What the task requires » Only the lines from the one holding "Generate a Python" to the end of the data should be echoed, exactly as they appear, minus the pictures.

==== Extracted data ====

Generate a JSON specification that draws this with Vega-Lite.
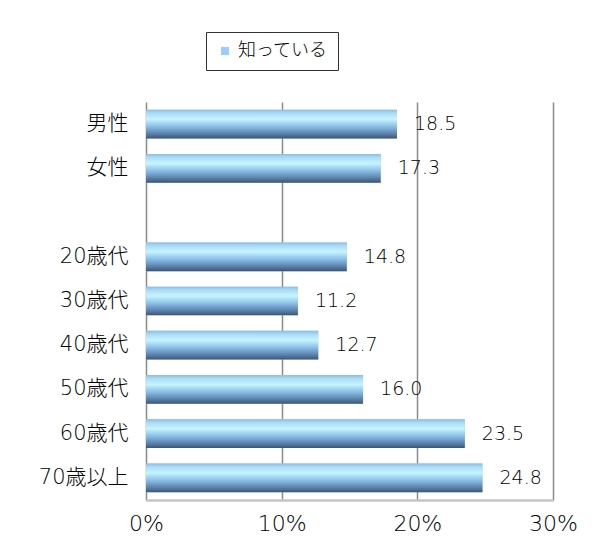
{
  "$schema": "https://vega.github.io/schema/vega-lite/v6.json",
  "width": 407,
  "height": 398,
  "autosize": {"type": "none"},
  "padding": {"left": 146, "top": 102, "right": 52, "bottom": 55},
  "background": "white",
  "config": {
    "view": {"stroke": null},
    "font": "DejaVu Sans, Noto Sans CJK JP"
  },
  "data": {
    "values": [
      {"group": "男性", "value": 18.5},
      {"group": "女性", "value": 17.3},
      {"group": "20歳代", "value": 14.8},
      {"group": "30歳代", "value": 11.2},
      {"group": "40歳代", "value": 12.7},
      {"group": "50歳代", "value": 16.0},
      {"group": "60歳代", "value": 23.5},
      {"group": "70歳以上", "value": 24.8}
    ]
  },
  "encoding": {
    "y": {
      "field": "group",
      "type": "nominal",
      "scale": {
        "domain": ["男性", "女性", " ", "20歳代", "30歳代", "40歳代", "50歳代", "60歳代", "70歳以上"],
        "paddingInner": 0.35,
        "paddingOuter": 0.175
      },
      "axis": {
        "title": null,
        "domain": false,
        "ticks": false,
        "labelPadding": 18,
        "labelFontSize": 21,
        "labelFontWeight": 300,
        "labelColor": "#000000",
        "labelFont": "DejaVu Sans, Noto Sans CJK JP"
      }
    },
    "x": {
      "field": "value",
      "type": "quantitative",
      "scale": {"domain": [0, 30], "nice": false},
      "axis": {
        "title": null,
        "values": [0, 10, 20, 30],
        "labelExpr": "datum.value + '%'",
        "labelFlush": false,
        "grid": true,
        "gridColor": "#8a8a8a",
        "gridWidth": 1.5,
        "domain": true,
        "domainColor": "#c4c4c4",
        "domainWidth": 2.5,
        "ticks": false,
        "labelPadding": 13,
        "labelFontSize": 22,
        "labelFontWeight": 300,
        "labelColor": "#000000",
        "labelFont": "DejaVu Sans, Noto Sans CJK JP"
      }
    }
  },
  "layer": [
    {
      "mark": {"type": "bar", "strokeWidth": 0},
      "encoding": {
        "color": {
          "datum": "知っている",
          "scale": {"range": ["#99ccff"]},
          "legend": {
            "title": null,
            "orient": "none",
            "legendX": 60,
            "legendY": -70,
            "strokeColor": "#333333",
            "fillColor": "white",
            "padding": 10,
            "symbolType": "square",
            "symbolSize": 64,
            "symbolStrokeWidth": 0,
            "labelFontSize": 18,
            "labelFontWeight": 300,
            "labelColor": "#000000",
            "labelFont": "Noto Sans CJK JP",
            "labelOffset": 4
          }
        }
      }
    },
    {
      "mark": {
        "type": "bar",
        "strokeWidth": 0,
        "fill": {
          "gradient": "linear",
          "x1": 0, "y1": 0, "x2": 0, "y2": 1,
          "stops": [
            {"offset": 0, "color": "#8cbde4"},
            {"offset": 0.12, "color": "#aadcf6"},
            {"offset": 0.33, "color": "#c6f4ff"},
            {"offset": 0.6, "color": "#86bbe6"},
            {"offset": 0.85, "color": "#587ea6"},
            {"offset": 1, "color": "#3e5472"}
          ]
        }
      },
      "encoding": {}
    },
    {
      "mark": {
        "type": "text",
        "align": "left",
        "baseline": "middle",
        "dx": 17,
        "fontSize": 19,
        "fontWeight": 300,
        "color": "#000000",
        "font": "DejaVu Sans, Noto Sans CJK JP"
      },
      "encoding": {
        "text": {"field": "value", "type": "quantitative", "format": ".1f"}
      }
    }
  ]
}
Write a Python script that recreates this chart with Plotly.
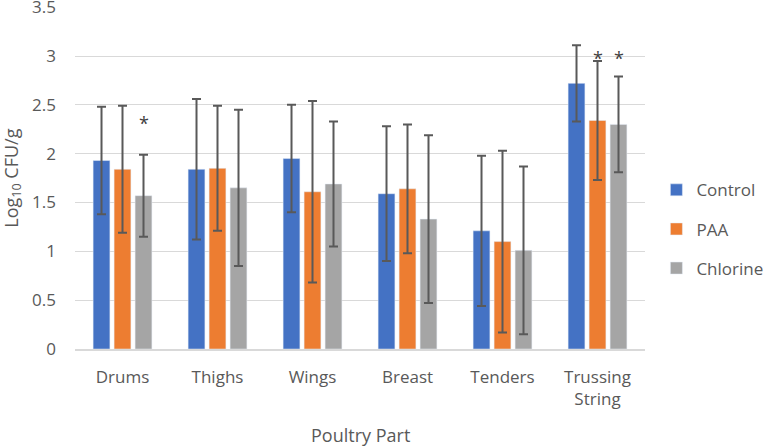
import plotly.graph_objects as go

categories = ["Drums", "Thighs", "Wings", "Breast", "Tenders", "Trussing<br>String"]
control = [1.93, 1.84, 1.95, 1.59, 1.21, 2.72]
control_err = [0.55, 0.72, 0.55, 0.69, 0.77, 0.39]
paa = [1.84, 1.85, 1.61, 1.64, 1.10, 2.34]
paa_err = [0.65, 0.64, 0.93, 0.66, 0.93, 0.61]
chlorine = [1.57, 1.65, 1.69, 1.33, 1.01, 2.30]
chlorine_err = [0.42, 0.80, 0.64, 0.86, 0.86, 0.49]
y_ticks = [0, 0.5, 1, 1.5, 2, 2.5, 3, 3.5]
y_labels = ["0", "0.5", "1", "1.5", "2", "2.5", "3", "3.5"]

# significance markers: (category index, series offset in slots, y)
sig_cat = [0, 5, 5]
sig_slot = [1, 0, 1]
sig_y = [2.33, 3.0, 3.0]

FONT = "Open Sans, sans-serif"
TXT = "#595959"
ERR = "#595959"

fig = go.Figure()
series = [("Control", control, control_err, "#4472C4"),
          ("PAA", paa, paa_err, "#ED7D31"),
          ("Chlorine", chlorine, chlorine_err, "#A5A5A5")]
for name, vals, errs, col in series:
    fig.add_trace(go.Bar(
        name=name, x=categories, y=vals, marker_color=col,
        legendgroup=name,
        error_y=dict(type="data", array=errs, visible=True, color=ERR,
                     thickness=2, width=4.5),
    ))

for ci, sl, yv in zip(sig_cat, sig_slot, sig_y):
    fig.add_annotation(x=categories[ci], y=yv, text="*", showarrow=False,
                       xshift=21 * sl, yshift=-2,
                       font=dict(size=18, color="#404040", family=FONT))

# axis titles as annotations for precise placement
fig.add_annotation(xref="paper", yref="paper", x=0.5, y=-0.252, yanchor="middle",
                   text="Poultry Part", showarrow=False,
                   font=dict(size=18, color=TXT, family=FONT))
fig.add_annotation(xref="paper", yref="paper", x=-0.111, y=0.5, xanchor="center",
                   yanchor="middle", textangle=-90,
                   text="Log<sub>10</sub> CFU/g", showarrow=False,
                   font=dict(size=18, color=TXT, family=FONT))

fig.update_layout(
    width=766, height=446,
    barmode="group", bargap=0.337, bargroupgap=0.2,
    paper_bgcolor="white", plot_bgcolor="white",
    margin=dict(l=75, r=121, t=7, b=97, autoexpand=False),
    font=dict(family=FONT, size=17, color=TXT),
    legend=dict(x=1.02, y=0.35, xanchor="left", yanchor="middle",
                traceorder="grouped", tracegroupgap=14,
                font=dict(size=17, color=TXT), itemwidth=30),
    xaxis=dict(showline=True, linecolor="#D9D9D9", linewidth=1.5, automargin=False,
               ticks="", ticklabelstandoff=12, tickfont=dict(size=17, color=TXT)),
    yaxis=dict(range=[0, 3.502], tickvals=y_ticks, ticktext=y_labels,
               showgrid=True, gridcolor="#D9D9D9", automargin=False,
               gridwidth=1.3, zeroline=False, ticklabelstandoff=18,
               ticklabeloverflow="allow",
               tickfont=dict(size=17, color=TXT)),
    showlegend=True,
)

fig.write_html("out.html", config={"displayModeBar": False},
               post_script="document.body.style.margin='0px';document.body.style.padding='0px';")
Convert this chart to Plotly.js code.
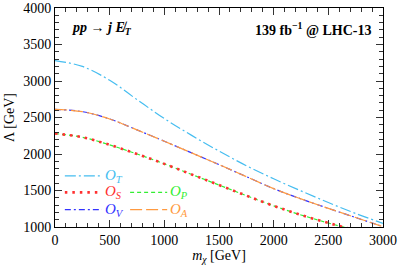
<!DOCTYPE html>
<html><head><meta charset="utf-8">
<script src="https://cdn.plot.ly/plotly-3.0.1.min.js"></script>
<style>html,body{margin:0;padding:0;background:#fff}#c{width:399px;height:266px}</style>
</head><body><div id="c"></div>
<script>
const mchi = [0,250,500,750,1000,1250,1500,1750,2000,2250,2500,2750,3000];
const lamT = [3280,3200,3010,2745,2485,2255,2040,1840,1660,1495,1335,1185,1050];
const lamV = [2612,2580,2480,2330,2175,2015,1855,1690,1525,1385,1255,1130,1005];
const lamA = [2612,2580,2480,2330,2175,2015,1855,1690,1525,1385,1255,1130,1005];
const lamS = [2280,2230,2125,2000,1865,1720,1575,1430,1290,1165,1055,955,865];
const lamP = [2280,2230,2125,2000,1865,1720,1575,1430,1290,1165,1055,955,865];
const xTicks = [0,500,1000,1500,2000,2500,3000];
const yTicks = [1000,1500,2000,2500,3000,3500,4000];

const C = {T:'#45bdf0', S:'#ff3030', P:'#33ee33', V:'#3333ff', A:'#ff9a40'};
const D = {T:'11px,3px,2px,3px', S:'2.5px,5px', P:'4px,3px', V:'6px,3px,2px,3px', A:'12px,4px'};
const W = {T:1.2, S:2.6, P:1.2, V:1.2, A:1.2};

function tr(y, k){ return {x:mchi, y:y, type:'scatter', mode:'lines', line:{color:C[k], dash:D[k], width:W[k], shape:'spline', smoothing:1}, showlegend:false, hoverinfo:'skip'}; }
const data = [tr(lamT,'T'), tr(lamV,'V'), tr(lamA,'A'), tr(lamP,'P'), tr(lamS,'S')];

const serif = 'Liberation Serif, DejaVu Serif, serif';
const leg = [
  {k:'T', sub:'T', x0:0.030, y:0.233},
  {k:'S', sub:'S', x0:0.030, y:0.158},
  {k:'P', sub:'P', x0:0.229, y:0.158},
  {k:'V', sub:'V', x0:0.030, y:0.079},
  {k:'A', sub:'A', x0:0.229, y:0.079}
];
const shapes = leg.map(l => ({type:'line', xref:'paper', yref:'paper', x0:l.x0, x1:l.x0+0.113, y0:l.y, y1:l.y, line:{color:C[l.k], dash:D[l.k], width:W[l.k]}}));
const annotations = leg.map(l => ({xref:'paper', yref:'paper', x:l.x0+0.115, y:l.y, xanchor:'left', yanchor:'middle', showarrow:false, text:'<i>O</i><sub><i>'+l.sub+'</i></sub>', font:{family:serif, size:15, color:C[l.k]}}));
annotations.push({xref:'paper', yref:'paper', x:0.045, y:0.905, xanchor:'left', yanchor:'middle', showarrow:false, text:'<b><i>pp</i> → <i>j</i> <i>E̸</i><sub><i>T</i></sub></b>', font:{family:serif, size:14, color:'#000'}});
annotations.push({xref:'paper', yref:'paper', x:0.97, y:0.905, xanchor:'right', yanchor:'middle', showarrow:false, text:'<b>139 fb<sup>−1</sup> @ LHC-13</b>', font:{family:serif, size:14, color:'#000'}});

const ax = {showgrid:false, zeroline:false, showline:true, linecolor:'#000', linewidth:1, mirror:'allticks', ticks:'inside', ticklen:7, tickwidth:1, tickcolor:'#333', tickfont:{family:serif, size:14, color:'#000'}, automargin:false};
const layout = {
  width:399, height:266, margin:{l:55, r:16, t:8, b:39, autoexpand:false},
  paper_bgcolor:'#fff', plot_bgcolor:'#fff', showlegend:false,
  xaxis:Object.assign({}, ax, {range:[0,3000], tickvals:xTicks, ticktext:xTicks.map(String), minor:{dtick:100, tick0:0, ticks:'inside', ticklen:4, tickcolor:'#333'}, title:{text:'<i>m</i><sub><i>χ</i></sub> [GeV]', font:{family:serif, size:14, color:'#000'}, standoff:3}}),
  yaxis:Object.assign({}, ax, {range:[1000,4000], tickvals:yTicks, ticktext:yTicks.map(String), minor:{dtick:100, tick0:0, ticks:'inside', ticklen:4, tickcolor:'#333'}, title:{text:'Λ [GeV]', font:{family:serif, size:14, color:'#000'}, standoff:5}}),
  shapes:shapes, annotations:annotations
};
Plotly.newPlot('c', data, layout, {staticPlot:true, displayModeBar:false});
</script></body></html>
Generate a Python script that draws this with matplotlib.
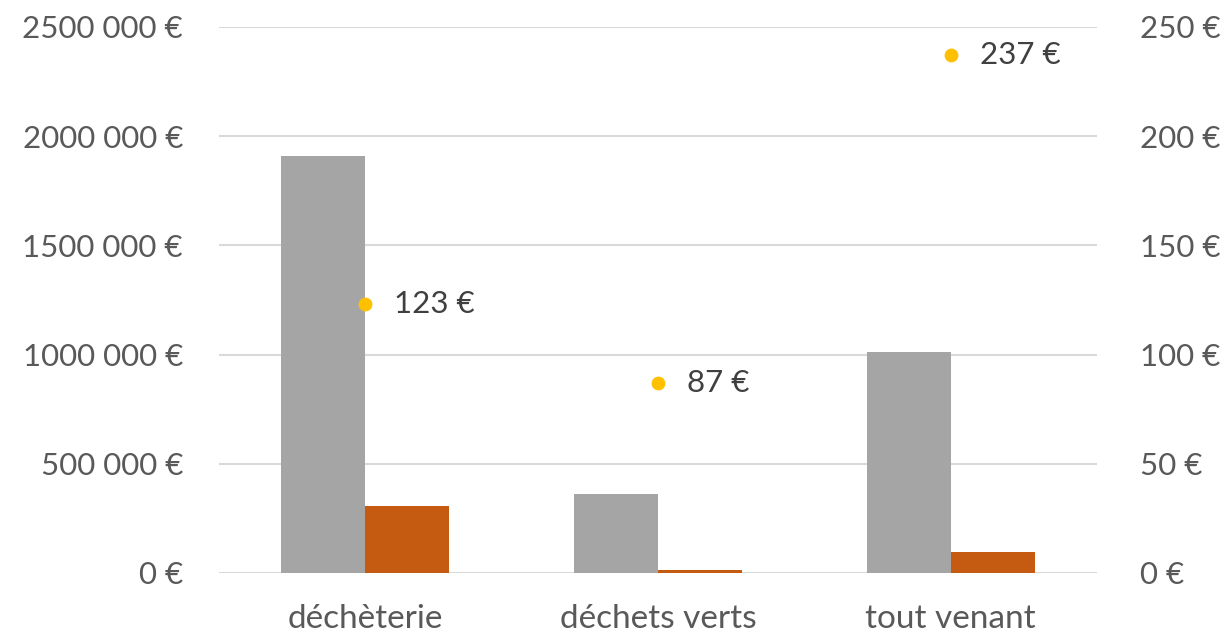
import matplotlib.pyplot as plt
import numpy as np

plt.rcParams['font.family'] = ['Lato', 'DejaVu Sans']

categories = ['déchèterie', 'déchets verts', 'tout venant']
cout_total = [1910000, 362000, 1012000]
cout_autre = [307000, 14000, 96000]
cout_tonne = [123, 87, 237]
left_ticks = [0, 500000, 1000000, 1500000, 2000000, 2500000]
left_labels = ['0 €', '500 000 €', '1000 000 €', '1500 000 €', '2000 000 €', '2500 000 €']
right_ticks = [0, 50, 100, 150, 200, 250]
right_labels = ['0 €', '50 €', '100 €', '150 €', '200 €', '250 €']

txt = '#595959'
fs = 22.5

fig = plt.figure(figsize=(12.3, 6.38), dpi=100)
ax = fig.add_axes([219 / 1230, 1 - 573 / 638, (1097 - 219) / 1230, (573 - 27) / 638])

x = np.arange(len(categories))
w = 0.287
ax.bar(x - w / 2, cout_total, width=w, color='#A5A5A5', zorder=2)
ax.bar(x + w / 2, cout_autre, width=w, color='#C55A11', zorder=2)

ax.set_xlim(-0.5, 2.5)
ax.set_ylim(0, 2500000)
ax.set_yticks(left_ticks)
ax.set_yticklabels(left_labels)
ax.set_xticks(x)
ax.set_xticklabels(categories)
ax.grid(axis='y', color='#D9D9D9', linewidth=1.5, zorder=0)
ax.tick_params(axis='both', length=0, labelsize=fs, labelcolor=txt)
ax.tick_params(axis='y', pad=26)
ax.tick_params(axis='x', pad=22, labelsize=24)
for s in ax.spines.values():
    s.set_visible(False)

ax2 = ax.twinx()
ax2.set_ylim(0, 250)
ax2.set_yticks(right_ticks)
ax2.set_yticklabels(right_labels)
ax2.tick_params(axis='y', length=0, labelsize=fs, labelcolor=txt, pad=31)
for s in ax2.spines.values():
    s.set_visible(False)
ax2.scatter(x, cout_tonne, s=80, color='#FFC000', zorder=3)
for xi, v in zip(x, cout_tonne):
    ax2.annotate(f'{v} €', (xi, v), xytext=(21, 0), textcoords='offset points',
                 ha='left', va='center', fontsize=fs, color='#404040')

fig.savefig('out.png', dpi=100)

====

Final result »
Generate a Python script that draws this with matplotlib.
import matplotlib.pyplot as plt
import numpy as np

plt.rcParams['font.family'] = ['Lato', 'DejaVu Sans']

categories = ['déchèterie', 'déchets verts', 'tout venant']
cout_total = [1910000, 362000, 1012000]
cout_autre = [307000, 14000, 96000]
cout_tonne = [123, 87, 237]
left_ticks = [0, 500000, 1000000, 1500000, 2000000, 2500000]
left_labels = ['0 €', '500 000 €', '1000 000 €', '1500 000 €', '2000 000 €', '2500 000 €']
right_ticks = [0, 50, 100, 150, 200, 250]
right_labels = ['0 €', '50 €', '100 €', '150 €', '200 €', '250 €']

txt = '#595959'
fs = 22.5

fig = plt.figure(figsize=(12.3, 6.38), dpi=100)
ax = fig.add_axes([219 / 1230, 1 - 573 / 638, (1097 - 219) / 1230, (573 - 27) / 638])

x = np.arange(len(categories))
w = 0.287
ax.bar(x - w / 2, cout_total, width=w, color='#A5A5A5', zorder=2)
ax.bar(x + w / 2, cout_autre, width=w, color='#C55A11', zorder=2)

ax.set_xlim(-0.5, 2.5)
ax.set_ylim(0, 2500000)
ax.set_yticks(left_ticks)
ax.set_yticklabels(left_labels)
ax.set_xticks(x)
ax.set_xticklabels(categories)
ax.grid(axis='y', color='#D9D9D9', linewidth=1.5, zorder=0)
ax.tick_params(axis='both', length=0, labelsize=fs, labelcolor=txt)
ax.tick_params(axis='y', pad=26)
ax.tick_params(axis='x', pad=22, labelsize=24)
for s in ax.spines.values():
    s.set_visible(False)

ax2 = ax.twinx()
ax2.set_ylim(0, 250)
ax2.set_yticks(right_ticks)
ax2.set_yticklabels(right_labels)
ax2.tick_params(axis='y', length=0, labelsize=fs, labelcolor=txt, pad=31)
for s in ax2.spines.values():
    s.set_visible(False)
ax2.scatter(x, cout_tonne, s=80, color='#FFC000', zorder=3)
for xi, v in zip(x, cout_tonne):
    ax2.annotate(f'{v} €', (xi, v), xytext=(21, 0), textcoords='offset points',
                 ha='left', va='center', fontsize=fs, color='#404040')

fig.savefig('out.png', dpi=100)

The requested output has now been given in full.